-- Start Input --

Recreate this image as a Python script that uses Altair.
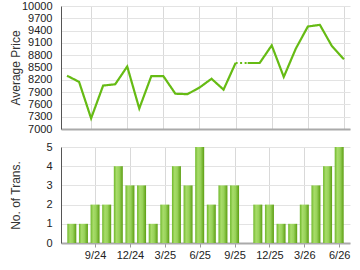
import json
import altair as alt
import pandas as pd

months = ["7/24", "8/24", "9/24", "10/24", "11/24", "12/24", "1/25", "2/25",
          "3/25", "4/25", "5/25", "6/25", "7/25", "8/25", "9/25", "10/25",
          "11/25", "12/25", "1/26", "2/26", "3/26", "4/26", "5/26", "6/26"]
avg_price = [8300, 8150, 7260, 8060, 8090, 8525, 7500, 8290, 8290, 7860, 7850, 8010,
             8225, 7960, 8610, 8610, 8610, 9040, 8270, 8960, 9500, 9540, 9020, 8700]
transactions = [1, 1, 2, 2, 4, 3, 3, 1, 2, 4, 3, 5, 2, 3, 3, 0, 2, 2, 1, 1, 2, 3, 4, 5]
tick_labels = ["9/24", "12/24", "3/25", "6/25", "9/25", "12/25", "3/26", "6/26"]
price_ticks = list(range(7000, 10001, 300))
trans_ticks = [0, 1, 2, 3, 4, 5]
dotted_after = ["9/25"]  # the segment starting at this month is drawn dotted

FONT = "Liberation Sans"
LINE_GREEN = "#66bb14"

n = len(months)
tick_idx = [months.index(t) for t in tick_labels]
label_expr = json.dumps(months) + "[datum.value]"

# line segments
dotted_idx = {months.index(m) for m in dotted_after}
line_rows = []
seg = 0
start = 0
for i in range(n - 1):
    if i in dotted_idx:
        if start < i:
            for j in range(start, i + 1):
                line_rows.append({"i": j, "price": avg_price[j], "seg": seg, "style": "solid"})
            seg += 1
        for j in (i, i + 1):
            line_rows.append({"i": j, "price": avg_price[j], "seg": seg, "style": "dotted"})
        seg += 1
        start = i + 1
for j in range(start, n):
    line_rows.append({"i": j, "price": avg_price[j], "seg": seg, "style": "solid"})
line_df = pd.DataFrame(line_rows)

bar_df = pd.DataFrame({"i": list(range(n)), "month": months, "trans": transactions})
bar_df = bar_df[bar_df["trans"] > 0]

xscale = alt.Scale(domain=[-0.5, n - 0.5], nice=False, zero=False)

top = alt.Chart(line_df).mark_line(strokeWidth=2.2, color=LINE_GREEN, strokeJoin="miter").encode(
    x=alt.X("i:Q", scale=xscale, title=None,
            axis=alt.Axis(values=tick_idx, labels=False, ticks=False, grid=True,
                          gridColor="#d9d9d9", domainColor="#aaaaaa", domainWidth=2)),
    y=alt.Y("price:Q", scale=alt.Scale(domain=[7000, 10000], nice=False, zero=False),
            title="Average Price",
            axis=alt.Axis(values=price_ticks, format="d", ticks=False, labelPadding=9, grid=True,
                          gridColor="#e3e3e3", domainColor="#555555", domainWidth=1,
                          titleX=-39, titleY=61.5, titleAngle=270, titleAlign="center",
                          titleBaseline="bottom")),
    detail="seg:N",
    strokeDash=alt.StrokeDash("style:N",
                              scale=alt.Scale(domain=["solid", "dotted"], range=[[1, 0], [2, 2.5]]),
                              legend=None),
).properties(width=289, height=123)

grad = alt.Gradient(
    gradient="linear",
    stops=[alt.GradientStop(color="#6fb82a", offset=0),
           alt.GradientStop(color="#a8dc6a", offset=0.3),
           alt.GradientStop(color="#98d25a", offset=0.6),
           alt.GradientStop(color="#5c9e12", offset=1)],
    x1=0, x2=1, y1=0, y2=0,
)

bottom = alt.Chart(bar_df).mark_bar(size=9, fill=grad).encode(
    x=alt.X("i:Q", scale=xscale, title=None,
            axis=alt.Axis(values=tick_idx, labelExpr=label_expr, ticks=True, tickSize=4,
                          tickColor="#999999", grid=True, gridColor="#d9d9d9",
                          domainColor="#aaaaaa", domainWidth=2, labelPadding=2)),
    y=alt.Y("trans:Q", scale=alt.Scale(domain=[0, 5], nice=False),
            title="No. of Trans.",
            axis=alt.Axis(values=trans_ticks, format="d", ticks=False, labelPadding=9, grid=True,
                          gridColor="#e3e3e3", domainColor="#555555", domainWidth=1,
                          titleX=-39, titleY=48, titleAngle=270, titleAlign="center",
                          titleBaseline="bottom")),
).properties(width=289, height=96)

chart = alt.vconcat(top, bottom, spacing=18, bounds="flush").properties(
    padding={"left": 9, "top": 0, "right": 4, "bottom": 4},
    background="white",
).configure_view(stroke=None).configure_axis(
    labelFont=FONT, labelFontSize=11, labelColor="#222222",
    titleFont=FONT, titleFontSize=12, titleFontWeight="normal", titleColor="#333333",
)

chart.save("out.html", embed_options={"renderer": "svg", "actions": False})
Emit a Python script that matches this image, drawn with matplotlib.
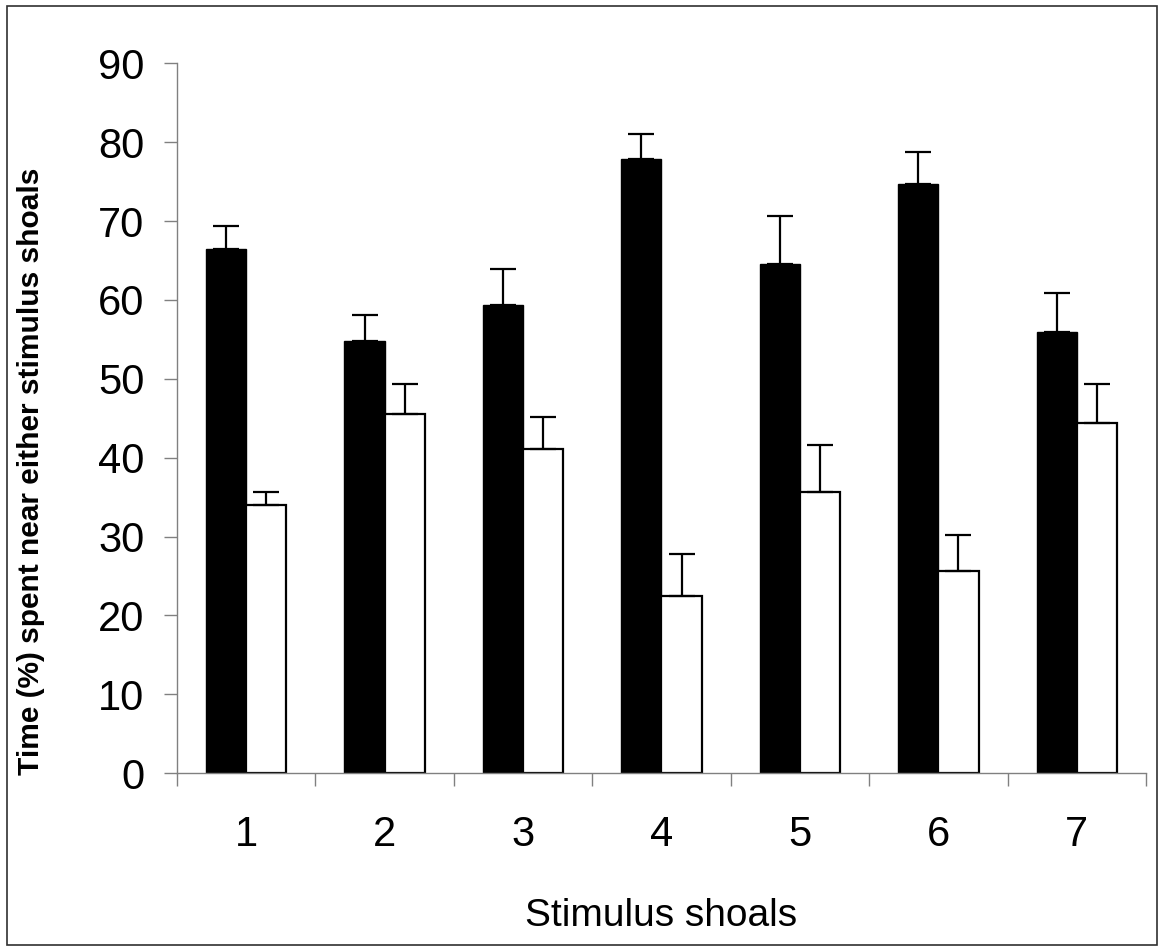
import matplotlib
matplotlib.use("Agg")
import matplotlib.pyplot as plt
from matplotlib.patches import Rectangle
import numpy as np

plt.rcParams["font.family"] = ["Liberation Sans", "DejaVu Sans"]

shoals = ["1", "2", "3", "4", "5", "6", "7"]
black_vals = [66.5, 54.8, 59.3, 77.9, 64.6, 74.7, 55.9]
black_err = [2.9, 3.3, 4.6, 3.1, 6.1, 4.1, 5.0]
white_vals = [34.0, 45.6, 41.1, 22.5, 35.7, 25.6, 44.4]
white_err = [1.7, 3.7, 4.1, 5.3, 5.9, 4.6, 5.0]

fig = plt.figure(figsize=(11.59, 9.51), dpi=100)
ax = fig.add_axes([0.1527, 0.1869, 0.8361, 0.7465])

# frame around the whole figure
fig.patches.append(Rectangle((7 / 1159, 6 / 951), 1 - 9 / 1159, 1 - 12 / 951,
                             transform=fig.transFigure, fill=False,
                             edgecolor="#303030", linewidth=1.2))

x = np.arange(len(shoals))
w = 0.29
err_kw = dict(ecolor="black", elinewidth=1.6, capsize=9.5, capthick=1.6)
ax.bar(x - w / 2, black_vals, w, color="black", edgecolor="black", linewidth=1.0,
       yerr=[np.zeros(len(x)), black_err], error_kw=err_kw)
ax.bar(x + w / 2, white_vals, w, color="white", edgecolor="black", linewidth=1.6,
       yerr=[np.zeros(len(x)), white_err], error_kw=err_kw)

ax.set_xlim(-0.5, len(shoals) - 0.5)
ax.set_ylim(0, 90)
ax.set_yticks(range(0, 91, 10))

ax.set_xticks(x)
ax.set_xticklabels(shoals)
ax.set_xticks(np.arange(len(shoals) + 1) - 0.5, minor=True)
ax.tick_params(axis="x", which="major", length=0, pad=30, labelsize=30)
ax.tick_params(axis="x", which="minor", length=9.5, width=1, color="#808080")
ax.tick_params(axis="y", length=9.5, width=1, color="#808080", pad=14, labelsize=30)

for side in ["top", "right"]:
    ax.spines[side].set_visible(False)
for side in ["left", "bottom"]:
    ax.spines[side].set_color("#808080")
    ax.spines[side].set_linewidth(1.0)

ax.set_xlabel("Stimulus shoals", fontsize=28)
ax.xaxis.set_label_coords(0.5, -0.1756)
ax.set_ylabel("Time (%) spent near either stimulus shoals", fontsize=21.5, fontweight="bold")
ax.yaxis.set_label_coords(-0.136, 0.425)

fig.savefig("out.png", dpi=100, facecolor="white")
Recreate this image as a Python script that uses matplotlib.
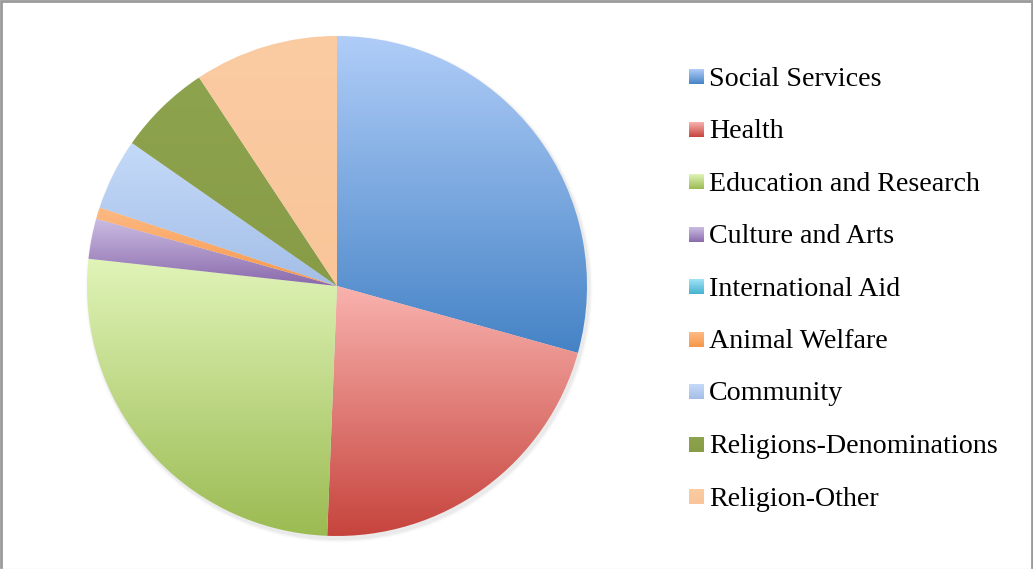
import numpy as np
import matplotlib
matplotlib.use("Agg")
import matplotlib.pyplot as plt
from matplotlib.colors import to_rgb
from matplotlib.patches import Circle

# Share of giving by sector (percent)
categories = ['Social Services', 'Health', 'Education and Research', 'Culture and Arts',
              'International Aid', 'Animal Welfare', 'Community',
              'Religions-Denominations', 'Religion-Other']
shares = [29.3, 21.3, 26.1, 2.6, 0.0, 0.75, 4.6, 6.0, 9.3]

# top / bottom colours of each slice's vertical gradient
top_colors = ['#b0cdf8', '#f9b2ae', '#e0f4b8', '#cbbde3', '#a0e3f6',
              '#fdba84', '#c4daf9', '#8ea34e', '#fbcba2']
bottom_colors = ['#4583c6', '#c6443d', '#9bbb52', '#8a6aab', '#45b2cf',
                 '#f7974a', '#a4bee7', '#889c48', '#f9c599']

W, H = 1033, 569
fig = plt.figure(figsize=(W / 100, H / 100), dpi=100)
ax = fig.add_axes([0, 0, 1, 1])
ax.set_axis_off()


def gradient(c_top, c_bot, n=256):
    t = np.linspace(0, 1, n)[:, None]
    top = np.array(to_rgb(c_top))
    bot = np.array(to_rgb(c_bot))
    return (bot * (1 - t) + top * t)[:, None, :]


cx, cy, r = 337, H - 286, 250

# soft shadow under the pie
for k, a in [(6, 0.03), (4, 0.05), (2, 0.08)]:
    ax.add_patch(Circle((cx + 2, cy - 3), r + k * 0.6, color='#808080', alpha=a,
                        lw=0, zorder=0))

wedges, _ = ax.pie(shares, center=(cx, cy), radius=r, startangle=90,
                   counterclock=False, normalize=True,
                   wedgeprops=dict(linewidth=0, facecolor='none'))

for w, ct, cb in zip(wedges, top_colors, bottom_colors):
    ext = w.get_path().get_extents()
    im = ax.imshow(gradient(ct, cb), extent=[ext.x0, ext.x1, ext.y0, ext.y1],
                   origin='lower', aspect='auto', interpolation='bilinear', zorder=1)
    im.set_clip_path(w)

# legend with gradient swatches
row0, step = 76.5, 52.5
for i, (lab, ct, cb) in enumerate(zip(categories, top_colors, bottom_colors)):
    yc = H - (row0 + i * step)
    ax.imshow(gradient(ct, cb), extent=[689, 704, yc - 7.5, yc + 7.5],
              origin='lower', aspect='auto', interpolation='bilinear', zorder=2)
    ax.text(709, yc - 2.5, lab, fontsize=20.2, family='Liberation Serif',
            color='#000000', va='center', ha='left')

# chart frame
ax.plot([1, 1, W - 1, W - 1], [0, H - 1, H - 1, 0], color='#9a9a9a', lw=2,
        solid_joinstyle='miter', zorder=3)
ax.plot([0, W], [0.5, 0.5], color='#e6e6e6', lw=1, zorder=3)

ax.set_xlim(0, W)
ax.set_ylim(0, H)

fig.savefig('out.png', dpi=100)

-- End Input --

### [What is asked]
Using the entries above, reproduce word for word only the lines from the one that contains "Emit a Python" to the one that contains "ax = fig.add_axes([0.1527, 0.1869, 0.8361, 0.7465])", both ends included, and drop every picture.

### [Response for this exercise]
Emit a Python script that matches this image, drawn with matplotlib.
import matplotlib
matplotlib.use("Agg")
import matplotlib.pyplot as plt
from matplotlib.patches import Rectangle
import numpy as np

plt.rcParams["font.family"] = ["Liberation Sans", "DejaVu Sans"]

shoals = ["1", "2", "3", "4", "5", "6", "7"]
black_vals = [66.5, 54.8, 59.3, 77.9, 64.6, 74.7, 55.9]
black_err = [2.9, 3.3, 4.6, 3.1, 6.1, 4.1, 5.0]
white_vals = [34.0, 45.6, 41.1, 22.5, 35.7, 25.6, 44.4]
white_err = [1.7, 3.7, 4.1, 5.3, 5.9, 4.6, 5.0]

fig = plt.figure(figsize=(11.59, 9.51), dpi=100)
ax = fig.add_axes([0.1527, 0.1869, 0.8361, 0.7465])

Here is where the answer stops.